Aujourd’hui, les nombreux ouvrages de Jon Kabat-Zinn, mais aussi ceux du moine zen Tich Nhat Hahn, de Christophe André et du philosophe Fabrice Midal ont permis à la pleine conscience de gagner peu à peu l’adhésion du grand public français. Chacun a désormais la possibilité de s’initier à ce type de méditation par des CD, des livres ou en participant à des stages de MBSR.

Entraînement attentionnel à l’art d’être vraiment présent
« La pratique de la pleine conscience repose sur un entraînement attentionnel à l’art d’être présent à ce que l’on vit, instant après instant, ici et maintenant, avec curiosité, bienveillance et sans jugement », précise Jorge Dana, également instructeur MBSR. En somme, il s’agit de mettre en veille le pilote automatique qui nous gouverne habituellement. « La plupart du temps, nous sommes plongés dans notre cinéma intérieur, captivés par nos pensées et nos émotions, ajoute Jorge. Nous ressassons un passé qui n’est plus ou nous nous projetons dans un avenir incertain : c’est très fatigant pour le moral. Nous vivons comme si nous étions ailleurs, absents à nous-mêmes et aux autres. » C’est encore pire lorsque l’on est déprimé ou anxieux : on a tendance à ruminer les pensées négatives, ce qui ne fait que renforcer les états émotionnels douloureux. La pleine conscience permet d’observer la façon dont naissent les émotions et les pensées, qu’elles soient positives ou négatives, et comment elles peuvent nous submerger. En nous aidant à observer le fonctionnement du corps et de l’esprit, elle nous permet d’« accueillir ce qui se passe en nous de manière plus ouverte », poursuit le professeur Isnard Bagnis. On calme l’agitation du mental, on laisse les pensées et les sensations s’exprimer, être là, en gardant de la distance, sans forcément chercher à les analyser ou à s’en débarrasser.

Pas de remède miracle
Cela fait des années que les scientifiques, américains en particulier, cherchent à comprendre les effets de la méditation sur le fonctionnement du cerveau. De grandes universités (Madison, Princeton, Harvard…) mènent régulièrement des travaux sur le sujet. Grâce à toutes ces recherches, on sait désormais que méditer de façon régulière, en pleine conscience, réduit le stress, l’anxiété, la tendance à la colère, l’hypertension. La méditation renforcerait aussi le système immunitaire et le bien-être. Est-ce pour autant la panacée, le remède à tous les maux de l’esprit ? « Bien sûr que non, souligne Jorge Dana.
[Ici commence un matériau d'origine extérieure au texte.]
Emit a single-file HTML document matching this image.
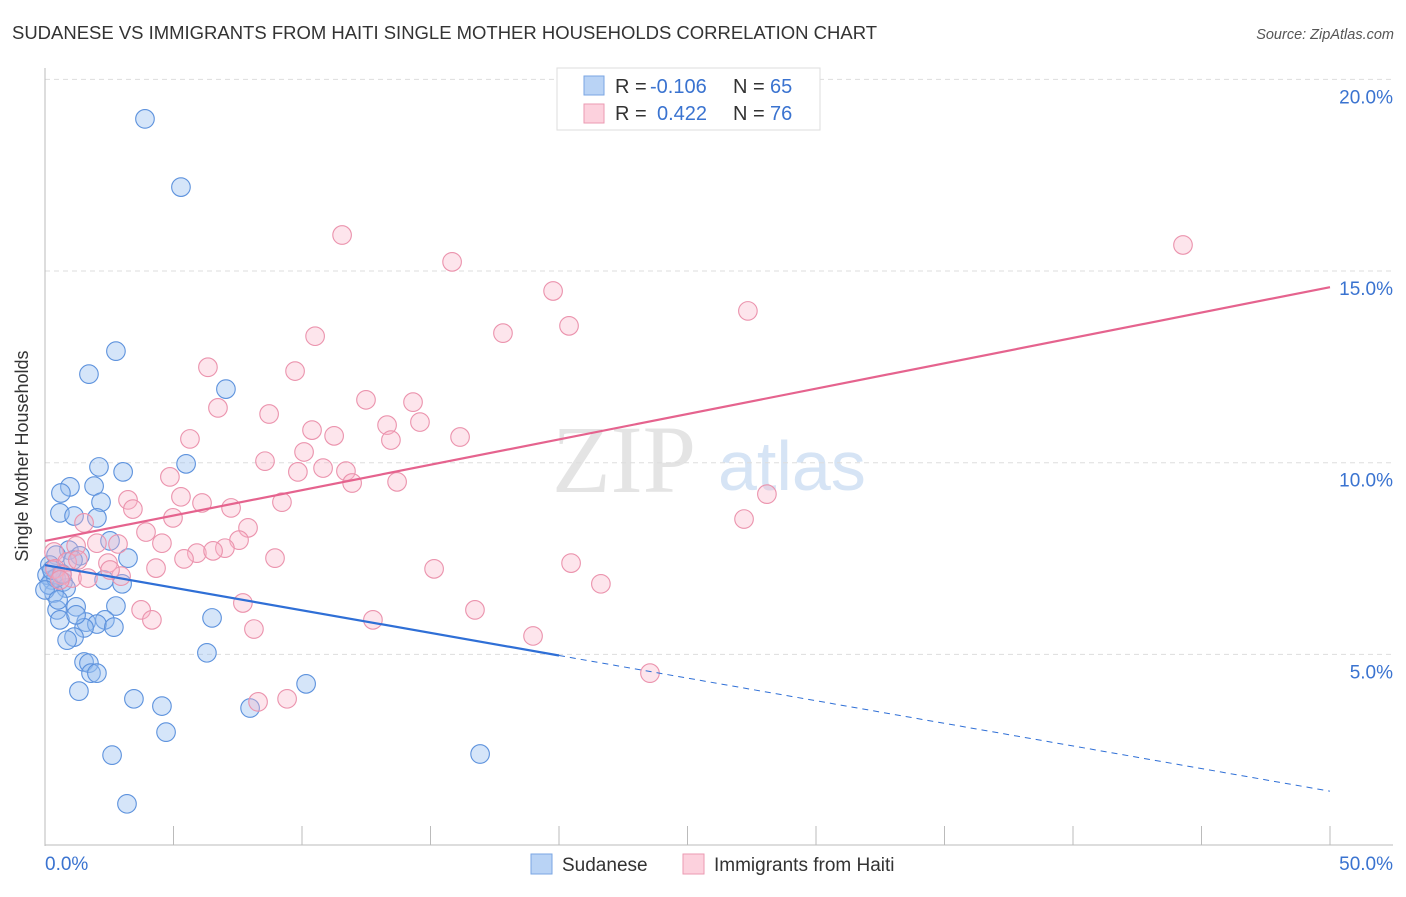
<!DOCTYPE html>
<html><head><meta charset="utf-8"><style>
body{margin:0;background:#fff;font-family:"Liberation Sans",sans-serif}
</style></head><body>
<svg width="1406" height="892" xmlns="http://www.w3.org/2000/svg">
<text x="12" y="39" font-size="18" fill="#333" textLength="865" lengthAdjust="spacingAndGlyphs">SUDANESE VS IMMIGRANTS FROM HAITI SINGLE MOTHER HOUSEHOLDS CORRELATION CHART</text>
<text x="1394" y="39" font-size="14.5" fill="#555" font-style="italic" text-anchor="end">Source: ZipAtlas.com</text>
<g>
<text x="552" y="492" font-size="96" font-family="Liberation Serif,serif" fill="#e4e4e4">ZIP</text>
<text x="718" y="490" font-size="70" fill="#d6e4f5">atlas</text>
</g>
<g id="grid"></g>
<text x="28" y="456" font-size="18" fill="#333" text-anchor="middle" transform="rotate(-90 28 456)">Single Mother Households</text>
<g id="ticks"></g>
<g id="pts"></g>
<g id="trend"></g>
<g>
<rect x="557" y="68" width="263" height="62" fill="#fff" stroke="#ddd"/>
<rect x="584" y="76" width="20" height="19" fill="#b9d3f5" stroke="#7aa6e3"/>
<rect x="584" y="104" width="20" height="19" fill="#fcd1dd" stroke="#eb9ab2"/>
<text x="615" y="93" font-size="20" fill="#333">R = <tspan x="650" fill="#3a73d0">-0.106</tspan><tspan x="733">N = </tspan><tspan x="770" fill="#3a73d0">65</tspan></text>
<text x="615" y="120" font-size="20" fill="#333">R = <tspan x="657" fill="#3a73d0">0.422</tspan><tspan x="733">N = </tspan><tspan x="770" fill="#3a73d0">76</tspan></text>
</g>
<g>
<rect x="531" y="854" width="21" height="20" fill="#b9d3f5" stroke="#7aa6e3"/>
<text x="562" y="871" font-size="19" fill="#333">Sudanese</text>
<rect x="683" y="854" width="21" height="20" fill="#fcd1dd" stroke="#eb9ab2"/>
<text x="714" y="871" font-size="19" fill="#333">Immigrants from Haiti</text>
</g>
</svg>
<script>
const yTicks=[5,10,15,20];
const xTickLabels=["0.0%","50.0%"];
const blueX=[3.89,5.29,2.76,1.71,7.04,5.49,2.10,3.04,0.97,1.91,0.62,2.18,0.58,1.13,2.02,2.53,0.93,1.36,0.43,3.23,1.09,0.19,0.27,0.70,2.30,3.00,0.82,0.35,0.47,2.76,1.21,6.50,0.58,2.33,1.60,2.02,2.68,1.52,1.13,0.86,6.30,1.52,1.71,1.79,2.02,10.16,1.32,3.46,4.55,7.98,4.71,2.61,16.93,3.19,0.08,0.16,0.43,0.0,0.66,0.51,1.21,0.27];
const blueY=[18.97,17.19,12.91,12.31,11.92,9.97,9.89,9.76,9.37,9.39,9.21,8.97,8.69,8.61,8.56,7.96,7.72,7.57,7.59,7.51,7.46,7.33,6.94,6.89,6.94,6.84,6.73,6.60,6.16,6.26,6.24,5.95,5.90,5.90,5.84,5.79,5.71,5.69,5.45,5.37,5.04,4.80,4.77,4.51,4.51,4.23,4.04,3.84,3.65,3.60,2.97,2.37,2.40,1.10,7.07,6.81,6.99,6.68,7.10,6.42,6.03,7.2];
const pinkX=[11.56,15.84,44.28,19.77,27.35,20.39,17.82,10.51,6.34,9.73,12.49,14.32,6.73,8.72,14.59,13.31,10.39,11.25,5.64,16.15,13.46,10.08,8.56,9.84,10.82,11.71,4.86,13.70,11.95,5.29,3.23,28.09,6.11,9.22,3.42,7.24,4.98,27.20,1.52,7.90,3.93,2.02,2.84,7.55,4.55,7.00,1.21,0.35,5.91,6.54,5.41,8.95,2.45,0.86,4.32,2.96,1.05,1.67,0.39,0.66,15.14,20.47,21.63,7.70,3.74,16.73,4.16,12.76,8.13,18.99,23.54,8.29,9.42,0.58,2.53,1.28];
const pinkY=[15.94,15.24,15.68,14.48,13.96,13.57,13.38,13.30,12.49,12.39,11.64,11.58,11.43,11.27,11.06,10.98,10.85,10.70,10.62,10.67,10.59,10.28,10.04,9.76,9.86,9.78,9.63,9.50,9.47,9.11,9.03,9.18,8.95,8.97,8.79,8.82,8.56,8.53,8.43,8.30,8.19,7.90,7.88,7.98,7.90,7.77,7.83,7.67,7.64,7.70,7.49,7.51,7.38,7.41,7.25,7.04,6.99,6.99,7.23,7.07,7.23,7.38,6.84,6.34,6.16,6.16,5.90,5.90,5.66,5.48,4.51,3.76,3.84,6.94,7.20,7.46];
const blueTrend=[7.33,1.43];
const pinkTrend=[7.96,14.58];
const blueSolidEnd=20;
const NS="http://www.w3.org/2000/svg";
const X=v=>45+v*25.7, Y=v=>846-v*38.33;
function mk(t,a,p){const e=document.createElementNS(NS,t);for(const k in a)e.setAttribute(k,a[k]);p.appendChild(e);return e;}
const grid=document.getElementById('grid');
yTicks.forEach(t=>{
 const l=mk('line',{x1:45,x2:1393,y1:Y(t),y2:Y(t),stroke:'#ddd','stroke-dasharray':'5,4'},grid);
 
 
 const tx=mk('text',{x:1393,y:Y(t)+24,'font-size':19,fill:'#3a73d0','text-anchor':'end'},grid);
 tx.textContent=t.toFixed(1)+'%';
 
 
});
const tk=document.getElementById('ticks');
mk('line',{x1:45,x2:45,y1:68,y2:846,stroke:'#bbb'},tk);
const ax=mk('line',{x1:45,x2:1393,y1:845,y2:845,stroke:'#bbb'},tk);


for(let i=1;i<=10;i++){mk('line',{x1:X(i*5),x2:X(i*5),y1:826,y2:845,stroke:'#bbb'},tk);}
const l0=mk('text',{x:45,y:870,'font-size':19,fill:'#3a73d0'},tk);l0.textContent=xTickLabels[0];


const l1=mk('text',{x:1393,y:870,'font-size':19,fill:'#3a73d0','text-anchor':'end'},tk);l1.textContent=xTickLabels[1];


const pts=document.getElementById('pts');
blueX.forEach((x,i)=>{const c=mk('circle',{cx:X(x),cy:Y(blueY[i]),r:9.3,fill:'rgba(150,190,240,0.4)',stroke:'#5d92dd','stroke-width':1.1},pts);
 
 });
pinkX.forEach((x,i)=>{const c=mk('circle',{cx:X(x),cy:Y(pinkY[i]),r:9.3,fill:'rgba(248,180,200,0.35)',stroke:'#eb93ad','stroke-width':1.1},pts);
 
 });
const tr=document.getElementById('trend');
const bAt=x=>blueTrend[0]+(blueTrend[1]-blueTrend[0])*x/50;
const b1=mk('line',{x1:X(0),y1:Y(bAt(0)),x2:X(blueSolidEnd),y2:Y(bAt(blueSolidEnd)),stroke:'#2f6fd6','stroke-width':2.2},tr);


const b2=mk('line',{x1:X(blueSolidEnd),y1:Y(bAt(blueSolidEnd)),x2:X(50),y2:Y(bAt(50)),stroke:'#2f6fd6','stroke-width':1,'stroke-dasharray':'6,5'},tr);


const p1=mk('line',{x1:X(0),y1:Y(pinkTrend[0]),x2:X(50),y2:Y(pinkTrend[1]),stroke:'#e5638e','stroke-width':2.2},tr);


</script>
</body></html>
Ce n’est pas la solution à tous les problèmes. La vie sera toujours la vie, avec ses joies, mais aussi ses douleurs, ses pertes, ses deuils. Le MBSR essaie juste modestement de calmer l’agitation naturelle de l’esprit et de donner des outils pour se recentrer, pour apprécier davantage les événements agréables et être mieux armé face aux difficultés de l’existence. Après, c’est à chacun de voir comment il s’approprie l’expérience et ce qu’il en retire. » Se poser, se taire, observer ce qu’il se passe, apaiser son mental, être dans l’instant présent : la pleine conscience aide déjà simplement à mieux vivre. A condition de la pratiquer régulièrement, à raison de quelques minutes par jour (dans l’idéal vingt à trente minutes), comme une petite gymnastique quotidienne.